NEW YORK, NY PR WEB (October 12, 2009) — New York construction accident lawyer and outspoken worker advocate David Perecman issued a pointed warning today to employers who might turn a blind eye to sexual harassment in the workplace:
“Company CEOs who want to manage risk and establish a productive work environment for their employees,” New York lawyer Perecman said, “must protect their workers by taking all of the necessary precautions needed to prevent sexual harassment from occurring in the workplace.”
Perecman said the problem can also be found in places not typically associated with discrimination cases, such as rough-and-tumble New York construction sites. In a recent case involving Bianca Wisniewski, a project safety coordinator, and Steve Greco, an elevator engineer, who worked at the same site as Wisniewski, she charges that Greco groped and propositioned her repeatedly against her will, while her employer did nothing despite her pleas for help.
“Even though,” Perecman said, “the Wisniewski case is different than the typical situation, because in this case an employee of one company is making a claim against an employee from another company and therefore may be difficult to prosecute, failure to adopt a pro-active and aggressive stance on sexual harassment in the workplace can result not only in costly lawsuits, but in a loss of employee morale, decline in productivity, increased absenteeism, increased healthcare costs and higher employee turnover.
New York construction accident lawyer, David Perecman urges companies to take a strong stand against sexual harassment by instituting a policy for all employees to follow; make it a high priority of the company; and, distribute a copy to every worker and supervisor who works on the site, and to all third-party suppliers and customers.
“Employees need to grasp the serious nature of sexual harassment,” Perecman said. “Companies should spell out, through a company policy document, in no uncertain terms, that this type of anti-social behavior in the workplace is not going to be tolerated.”
The place to start, Perecman suggests, is the development of a very visible document that address the following general points of conduct:
- A commitment to eradicate and prevent sexual harassment in the workplace.
- A definition of sexual harassment that recognizes the two different sets of legal grounds for an employee to claim sexual harassment:
1. Quid pro quo, where a person in authority demands sexual favors of a subordinate as a condition of their employment, or to get a job benefit.
2. Hostile work environment, defined as generally unwelcome sexual advances, requests for sexual favors and other verbal or physical conduct of a sexual nature.
- An explanation of penalties, including termination, which the employer will impose for substantiated sexual harassment behavior.
- A detailed outline of grievance procedures employees should follow. List additional resources, or contact persons, available for consultation.
- A commitment to keep all sexual harassment complaints and personnel actions confidential.

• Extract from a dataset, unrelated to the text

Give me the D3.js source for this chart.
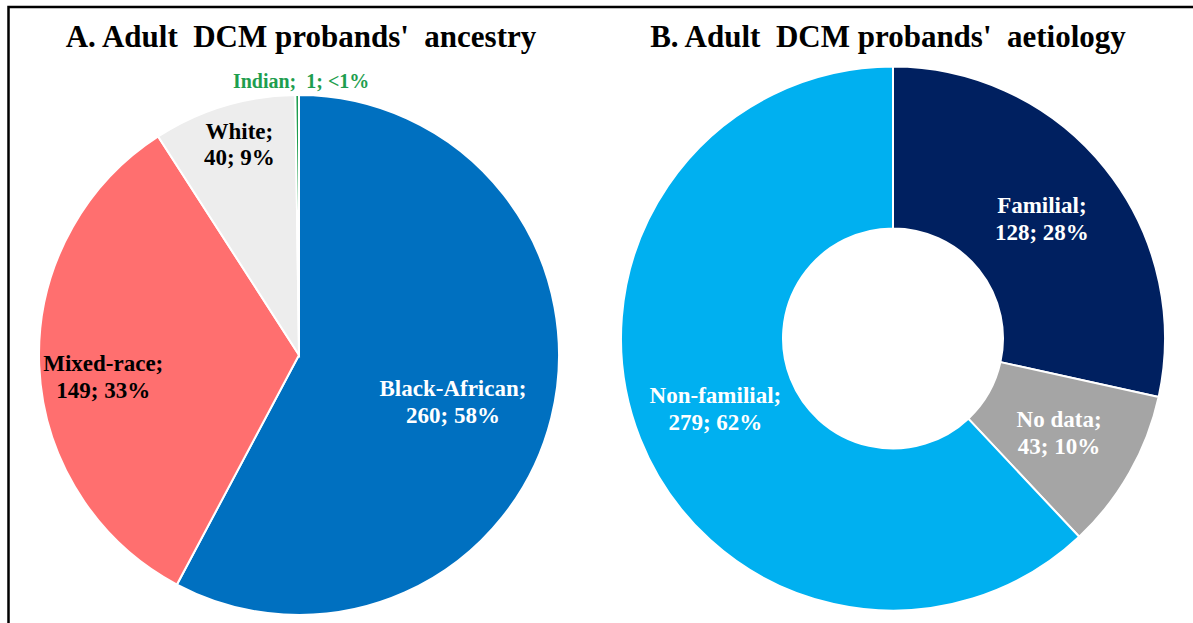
<!DOCTYPE html>
<html lang="en">
<head>
    <meta charset="UTF-8">
    <title>Adult DCM probands</title>
    <script src="https://d3js.org/d3.v7.min.js"></script>
    <style>
        body {
            margin: 0;
            background: #fff;
            overflow: hidden;
        }
        text {
            font-family: "Liberation Serif", "Times New Roman", serif;
            font-weight: bold;
        }
    </style>
</head>
<body>
    <svg id="chart" width="1193" height="623"></svg>

    <script>
        // Panel A - ancestry
        const ancestryLabels = ["Black-African", "Mixed-race", "White", "Indian"];
        const ancestryCounts = [260, 149, 40, 1];
        const ancestryPct = ["58%", "33%", "9%", "<1%"];

        // Panel B - aetiology
        const aetiologyLabels = ["Familial", "No data", "Non-familial"];
        const aetiologyCounts = [128, 43, 279];
        const aetiologyPct = ["28%", "10%", "62%"];

        const ancestryColors = ["#0070C0", "#FF6F6F", "#EDEDED", "#1E9E4F"];
        const ancestryText = ["#fff", "#000", "#000", "#1E9E4F"];
        // label placement: radius (px) and angle nudge (deg) from the slice middle
        const ancestryLabelR = [161, 197, 219, 274];
        const ancestryLabelDA = [3, -4, 1, 0];

        const aetiologyColors = ["#002060", "#A5A5A5", "#00B0F0"];

        const svg = d3.select('#chart');

        // frame (only top and left edges are visible)
        svg.append('path')
            .attr('d', 'M8.5,623 V7 H1193')
            .attr('fill', 'none')
            .attr('stroke', '#000')
            .attr('stroke-width', 2.5);

        const CONFIG = {
            a: { cx: 299, cy: 355, r: 260 },
            b: { cx: 893, cy: 338.5, r: 272, inner: 110 },
            fontSize: 23,
            lineGap: 26.5
        };

        const pie = d3.pie().sort(null).value(d => d.value);

        function drawLabel(g, x, y, lines, color, size) {
            const t = g.append('text')
                .attr('text-anchor', 'middle')
                .attr('fill', color)
                .attr('font-size', size)
                .style('white-space', 'pre');
            const start = y - (lines.length - 1) * CONFIG.lineGap / 2 + size * 0.33;
            lines.forEach((s, i) => {
                t.append('tspan')
                    .attr('x', x)
                    .attr('y', start + i * CONFIG.lineGap)
                    .text(s);
            });
        }

        // ---- Panel A ----
        const dataA = ancestryLabels.map((k, i) => ({ key: k, value: ancestryCounts[i], pct: ancestryPct[i], i }));
        const gA = svg.append('g').attr('transform', `translate(${CONFIG.a.cx},${CONFIG.a.cy})`);
        const arcA = d3.arc().innerRadius(0).outerRadius(CONFIG.a.r);

        gA.selectAll('path')
            .data(pie(dataA))
            .join('path')
            .attr('d', arcA)
            .attr('fill', d => ancestryColors[d.data.i])
            .attr('stroke', '#fff')
            .attr('stroke-width', 2);

        pie(dataA).forEach(d => {
            const mid = (d.startAngle + d.endAngle) / 2 + ancestryLabelDA[d.data.i] * Math.PI / 180;
            const rr = ancestryLabelR[d.data.i];
            const x = rr * Math.sin(mid);
            const y = -rr * Math.cos(mid);
            if (d.data.key === 'Indian') {
                drawLabel(gA, x + 4, y, [`${d.data.key};  ${d.data.value}; ${d.data.pct}`], ancestryText[d.data.i], 20);
            } else {
                drawLabel(gA, x, y, [`${d.data.key};`, `${d.data.value}; ${d.data.pct}`], ancestryText[d.data.i], CONFIG.fontSize);
            }
        });

        // ---- Panel B ----
        const dataB = aetiologyLabels.map((k, i) => ({ key: k, value: aetiologyCounts[i], pct: aetiologyPct[i], i }));
        const gB = svg.append('g').attr('transform', `translate(${CONFIG.b.cx},${CONFIG.b.cy})`);
        const arcB = d3.arc().innerRadius(CONFIG.b.inner).outerRadius(CONFIG.b.r);

        gB.selectAll('path')
            .data(pie(dataB))
            .join('path')
            .attr('d', arcB)
            .attr('fill', d => aetiologyColors[d.data.i])
            .attr('stroke', '#fff')
            .attr('stroke-width', 2);

        pie(dataB).forEach(d => {
            const [x, y] = arcB.centroid(d);
            drawLabel(gB, x, y, [`${d.data.key};`, `${d.data.value}; ${d.data.pct}`], '#fff', CONFIG.fontSize);
        });

        // titles
        svg.append('text')
            .attr('x', 301).attr('y', 47)
            .attr('text-anchor', 'middle')
            .attr('font-size', 31)
            .style('white-space', 'pre')
            .text("A. Adult  DCM probands'  ancestry");

        svg.append('text')
            .attr('x', 888).attr('y', 47)
            .attr('text-anchor', 'middle')
            .attr('font-size', 31)
            .style('white-space', 'pre')
            .text("B. Adult  DCM probands'  aetiology");
    </script>
</body>
</html>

“The matter of establishing clearly defined grievance procedures,” Perecman explained, “is very important, but it can be complicated, particularly in work environments like construction sites, where multiple employers often have employees working side-by-side with one another.” From the point-of-view of a New York construction accident lawyer, Perecman recommends that victims of sexual harassment should follow company policy. However, if one doesn’t exist, he advises victims to complain to their boss first. If the boss does nothing and the situation persists, the victim should contact an employment, or discrimination, lawyer.